The saga of patent warfare between Apple and Samsung continued in a California district court this week, where Apple asked for the immediate payment of more than half-a-billion dollars in damages upheld by a federal appeals court in May — a ruling Samsung is threatening to appeal all the way to the Supreme Court.
Apple sent a letter to Northern California U.S. District Court Judge Lucy Koh Tuesday requesting the federal court to order Samsung to pay $548 million to the Cupertino-based company for infringing on several iPhone patents.
The ruling originated in Koh’s court in 2012, and was upheld be the U.S. Court of Appeals for the Federal Circuit in May with the exception of “trade dressing” patents for the iPhone 3G. The three judge panel in D.C. threw out those aesthetic design patents, arguing they were simply ergonomic, and reduced Apple’s initial award of $930 million by $382 million.
Samsung immediately responded this week by asking the California court to throw out a patent for Apple’s “pinch to zoom” functionality invalidated by the U.S. Patent and Trademark Office (USPTO) in December, according to the South Korean smartphone manufacturer. Samsung said the damages related to U.S. Patent No. 7,844,915 should be vacated and the court should stay any proceedings.
The USPTO invalidated another Apple patent for the front-facing design of the iPhone 3G on multiple counts earlier this month, also used in the lawsuit against Samsung. A petition by Apple to appeal the USPTO invalidity decision is pending at the office, according to court records. Apple can also appeal the decision to the Federal Circuit Court of Appeals.
The Federal Circuit Court of Appeals denied an appeal by Samsung asking the court to review its decision in June, and the case was sent back down to the California court for a damages reassessment. Samsung has since said it will appeal the ruling all the way to the Supreme Court.
At the core of Samsung’s challenge is the court’s decision to award Apple damages based on the value of the company’s entire product — in this case, the entire iPhone — rather than just the value of the infringed patented features, like the iPhone’s front-facing design, user interface and utility features.
Samsung was ordered to pay the “total profit” of its infringing Galaxy products to Apple, making up the profit Apple lost in sales to Samsung Galaxy devices.
In its request for a review to the federal appeals court in June, Samsung argued letting the ruling stand would “invite overprotection and overcompensation for design patents, free from the limitations imposed in other areas of intellectual property law” and “lead to ‘an explosion of design patent assertions and lawsuits’” by patent trolls.
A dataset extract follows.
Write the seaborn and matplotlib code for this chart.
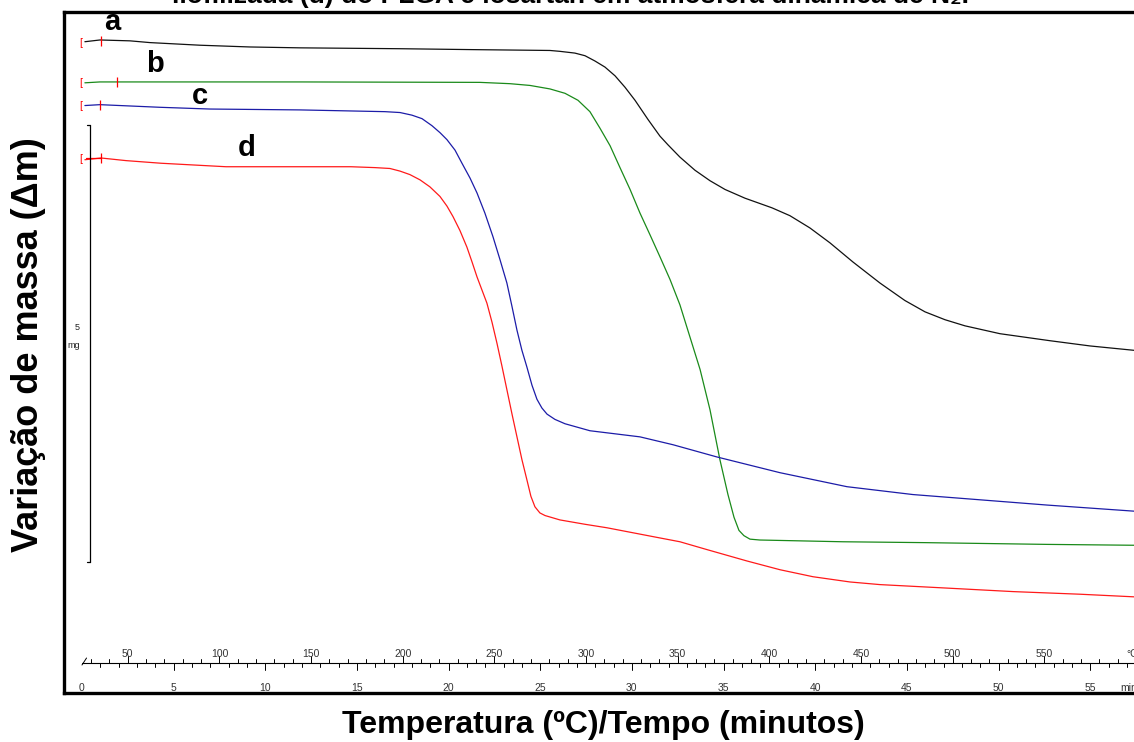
import numpy as np
import pandas as pd
import matplotlib
matplotlib.use("Agg")
import matplotlib.pyplot as plt
import seaborn as sns

# TG traces: furnace temperature (°C) and displayed mass position (mg)
temp_a = [26.6, 34.8, 51.2, 62.1, 89.4, 116.6, 143.9, 198.5, 236.7, 280.3,
          285.7, 293.9, 299.4, 304.8, 310.3, 315.8, 321.2, 326.7, 333.8, 340.3,
          344.7, 351.2, 359.4, 367.6, 375.8, 386.7, 401.4, 411.2, 422.1, 433.0,
          445.6, 460.3, 473.9, 484.9, 495.8, 506.7, 525.8, 553.0, 574.9, 598.9]
mass_a = [7.45, 7.47, 7.46, 7.44, 7.41, 7.39, 7.38, 7.37, 7.36, 7.35,
          7.34, 7.32, 7.29, 7.23, 7.16, 7.06, 6.93, 6.78, 6.56, 6.37,
          6.27, 6.13, 5.98, 5.86, 5.76, 5.66, 5.55, 5.46, 5.32, 5.15,
          4.93, 4.69, 4.49, 4.36, 4.27, 4.20, 4.11, 4.03, 3.97, 3.92]

temp_b = [26.6, 34.8, 51.2, 143.9, 242.1, 258.5, 269.4, 280.3, 288.5, 295.6,
          302.1, 307.6, 313.1, 318.5, 324.0, 329.4, 334.9, 340.3, 345.8, 351.2,
          356.7, 362.2, 367.6, 373.0, 377.4, 380.7, 383.4, 386.1, 389.4, 394.8,
          440.1, 484.9, 551.4, 598.9]
mass_b = [6.98, 6.99, 6.99, 6.99, 6.985, 6.97, 6.95, 6.91, 6.86, 6.78,
          6.65, 6.46, 6.26, 6.01, 5.76, 5.49, 5.24, 4.99, 4.73, 4.44,
          4.07, 3.70, 3.24, 2.67, 2.27, 2.01, 1.86, 1.80, 1.76, 1.75,
          1.73, 1.72, 1.70, 1.69]

temp_c = [26.6, 34.8, 67.5, 94.8, 143.9, 190.3, 198.5, 205.0, 210.5, 215.9,
          220.3, 224.1, 228.5, 232.3, 236.7, 240.5, 244.8, 249.2, 253.0, 256.8,
          259.6, 262.3, 265.0, 267.7, 270.5, 273.2, 275.9, 278.7, 283.0, 288.5,
          302.1, 329.4, 347.4, 371.4, 405.8, 442.3, 478.3, 514.9, 551.4, 598.9]
mass_c = [6.72, 6.73, 6.70, 6.68, 6.67, 6.65, 6.64, 6.61, 6.57, 6.49,
          6.41, 6.33, 6.21, 6.06, 5.89, 5.72, 5.49, 5.22, 4.96, 4.69,
          4.42, 4.15, 3.92, 3.73, 3.52, 3.36, 3.26, 3.19, 3.13, 3.08,
          3.00, 2.93, 2.84, 2.70, 2.52, 2.36, 2.27, 2.21, 2.15, 2.08]

temp_d = [26.6, 35.4, 49.0, 68.1, 103.6, 171.7, 184.8, 193.0, 198.5, 203.9,
          209.4, 214.8, 220.3, 224.1, 227.4, 231.2, 235.0, 237.8, 240.5, 243.2,
          245.9, 248.7, 251.4, 254.1, 256.8, 259.6, 262.3, 265.0, 267.7, 269.9,
          272.1, 274.8, 277.6, 285.7, 299.4, 311.4, 338.7, 351.2, 366.0, 387.8,
          405.8, 423.8, 444.0, 460.3, 496.9, 532.9, 569.4, 598.9]
mass_d = [6.10, 6.12, 6.09, 6.06, 6.02, 6.02, 6.01, 6.00, 5.97, 5.93,
          5.87, 5.79, 5.68, 5.57, 5.45, 5.29, 5.10, 4.93, 4.76, 4.61,
          4.46, 4.24, 4.00, 3.74, 3.47, 3.19, 2.93, 2.67, 2.44, 2.25,
          2.13, 2.06, 2.03, 1.98, 1.93, 1.89, 1.78, 1.73, 1.64, 1.51,
          1.41, 1.33, 1.27, 1.24, 1.20, 1.16, 1.13, 1.10]

curve_names = ["a", "b", "c", "d"]
curve_colors = {"a": "#111111", "b": "#1a8a1a", "c": "#1c1ca8", "d": "#ff1a1a"}
# label anchor (°C, mg) for each trace letter
label_pos = {"a": (41.4, 7.68), "b": (64.8, 7.20), "c": (89.4, 6.83), "d": (115.0, 6.24)}
# start bracket / event tick of each trace (°C, mg)
start_mass = {"a": 7.44, "b": 6.98, "c": 6.72, "d": 6.11}
tick_temp = {"a": 35.4, "b": 44.1, "c": 34.8, "d": 35.4}
tick_mass = {"a": 7.46, "b": 6.99, "c": 6.73, "d": 6.12}

temp_labels = [50, 100, 150, 200, 250, 300, 350, 400, 450, 500, 550]
time_labels = [0, 5, 10, 15, 20, 25, 30, 35, 40, 45, 50, 55]
heating_rate = 10.0   # °C/min
start_temp = 25.0     # °C at t = 0

title_text = "liofilizada (d) do PLGA e losartan em atmosfera dinâmica de N₂."
xlabel_text = "Temperatura (ºC)/Tempo (minutos)"
ylabel_text = "Variação de massa (Δm)"

sns.set_theme(style="white")
plt.rcParams["font.family"] = ["Liberation Sans", "DejaVu Sans"]
plt.rcParams["text.color"] = "black"

W, H = 1134, 742
fig = plt.figure(figsize=(W / 100, H / 100), dpi=100)
ax = fig.add_axes([64 / W, 1 - 693 / H, 1 - 64 / W, (693 - 12) / H])

frames = []
for name, t, m in [("a", temp_a, mass_a), ("b", temp_b, mass_b),
                   ("c", temp_c, mass_c), ("d", temp_d, mass_d)]:
    frames.append(pd.DataFrame({"temp": t, "mass": m, "curve": name}))
df = pd.concat(frames, ignore_index=True)

sns.lineplot(data=df, x="temp", y="mass", hue="curve", palette=curve_colors,
             estimator=None, sort=False, linewidth=0.9, legend=False, ax=ax,
             solid_joinstyle="round")

ax.set_xlim(15.2, 598.9)
ax.set_ylim(0, 7.79)
ax.set_xticks([])
ax.set_yticks([])
ax.set_xlabel("")
ax.set_ylabel("")
for side in ["left", "top", "bottom"]:
    ax.spines[side].set_visible(True)
    ax.spines[side].set_color("black")
    ax.spines[side].set_linewidth(2.4)
ax.spines["right"].set_visible(False)

# trace letters
for name in curve_names:
    x, y = label_pos[name]
    ax.text(x, y, name, fontsize=21, fontweight="bold", color="black",
            ha="center", va="center")

# start brackets and event ticks
for name in curve_names:
    ax.text(24.5, start_mass[name], "[", color="red", fontsize=7.5,
            ha="center", va="center")
    ax.plot([tick_temp[name]], [tick_mass[name]], marker="|", color="red",
            markersize=7, markeredgewidth=0.9)
ax.plot([27.0, 35.4], [6.12, 6.12], color="red", linewidth=0.9)

# 5 mg scale bar
ax.plot([29.4, 29.4], [1.50, 6.50], color="black", linewidth=0.9)
ax.plot([27.5, 29.4], [6.50, 6.50], color="black", linewidth=0.9)
ax.plot([27.5, 29.4], [1.50, 1.50], color="black", linewidth=0.9)
ax.text(22.3, 4.18, "5", fontsize=6.5, color="#222222", ha="center", va="center")
ax.text(20.6, 3.98, "mg", fontsize=6.5, color="#222222", ha="center", va="center")

# combined temperature / time scale
axis_y = 0.343
px = 1 / 87.4   # mg per pixel
ax.plot([start_temp, 620], [axis_y, axis_y], color="black", linewidth=0.8)
ax.plot([start_temp, start_temp + 2.5], [axis_y - 2 * px, axis_y + 5 * px],
        color="black", linewidth=0.7)
for T in np.arange(30, 600, 10):
    L = 7 * px if T % 50 == 0 else 4 * px
    ax.plot([T, T], [axis_y, axis_y + L], color="black", linewidth=0.7)
for tm in range(1, 59):
    T = start_temp + heating_rate * tm
    L = 7 * px if tm % 5 == 0 else 4 * px
    ax.plot([T, T], [axis_y, axis_y - L], color="black", linewidth=0.7)
for T in temp_labels:
    ax.text(T, axis_y + 9 * px, str(T), fontsize=7.5, color="#333333",
            ha="center", va="center")
ax.text(594.5, axis_y + 9 * px, "°C", fontsize=7.5, color="#333333",
        ha="left", va="center", clip_on=False)
for tm in time_labels:
    ax.text(start_temp + heating_rate * tm, axis_y - 25 * px, str(tm), fontsize=7.5,
            color="#333333", ha="center", va="center")
ax.text(591.2, axis_y - 25 * px, "min", fontsize=7.5, color="#333333",
        ha="left", va="center", clip_on=False)

# axis titles
fig.text(603 / W, 1 - 725 / H, xlabel_text, fontsize=23, fontweight="bold",
         color="black", ha="center", va="center")
fig.text(29 / W, 1 - 345 / H, ylabel_text, fontsize=26, fontweight="bold",
         color="black", ha="center", va="center", rotation=90)
fig.text(570 / W, 1 - 3 / H, title_text, fontsize=19, fontweight="bold",
         color="black", ha="center", va="baseline")

fig.savefig("out.png", dpi=100)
“Apple is blinding itself to the importance of this court’s rulings on design-patent scope and damages, and … that these rulings may well open the floodgates of design-patent litigation,” Samsung wrote to the federal court last week.
“Apple ignores the immense importance of the design-patent rulings in this case, which commentators recognize could usher in an era in which design-patent plaintiffs are the new patent trolls.”
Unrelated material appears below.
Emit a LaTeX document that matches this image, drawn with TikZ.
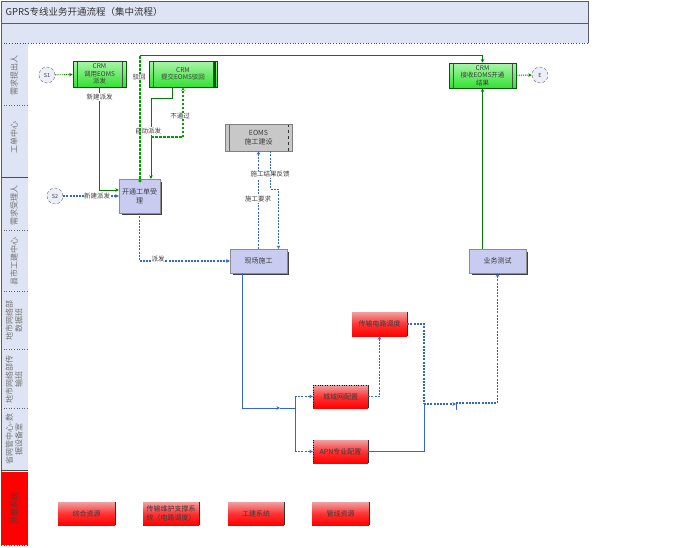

Last month a coalition of major Silicon Valley companies including Google, Facebook, Dell and others filed an amicus “friend of the court” briefing with the U.S. Federal Circuit Court of Appeals siding with Samsung, and argued upholding the ruling threatens to stifle innovation and limit consumer choice across the tech sector.
“If allowed to stand, that decision will lead to absurd results and have a devastating impact on companies, including [the briefing draftees], who spend billions of dollars annually on research and development for complex technologies and their components,” the group wrote.
In its own filing to the federal appeals court last week, Apple accused Samsung of stalling the case and said the Supreme Court would likely refuse to hear the case.
Koh on Thursday ordered a stay on additional filings by either side, as the mandate from the federal appeals court hasn’t formally reached the California court yet.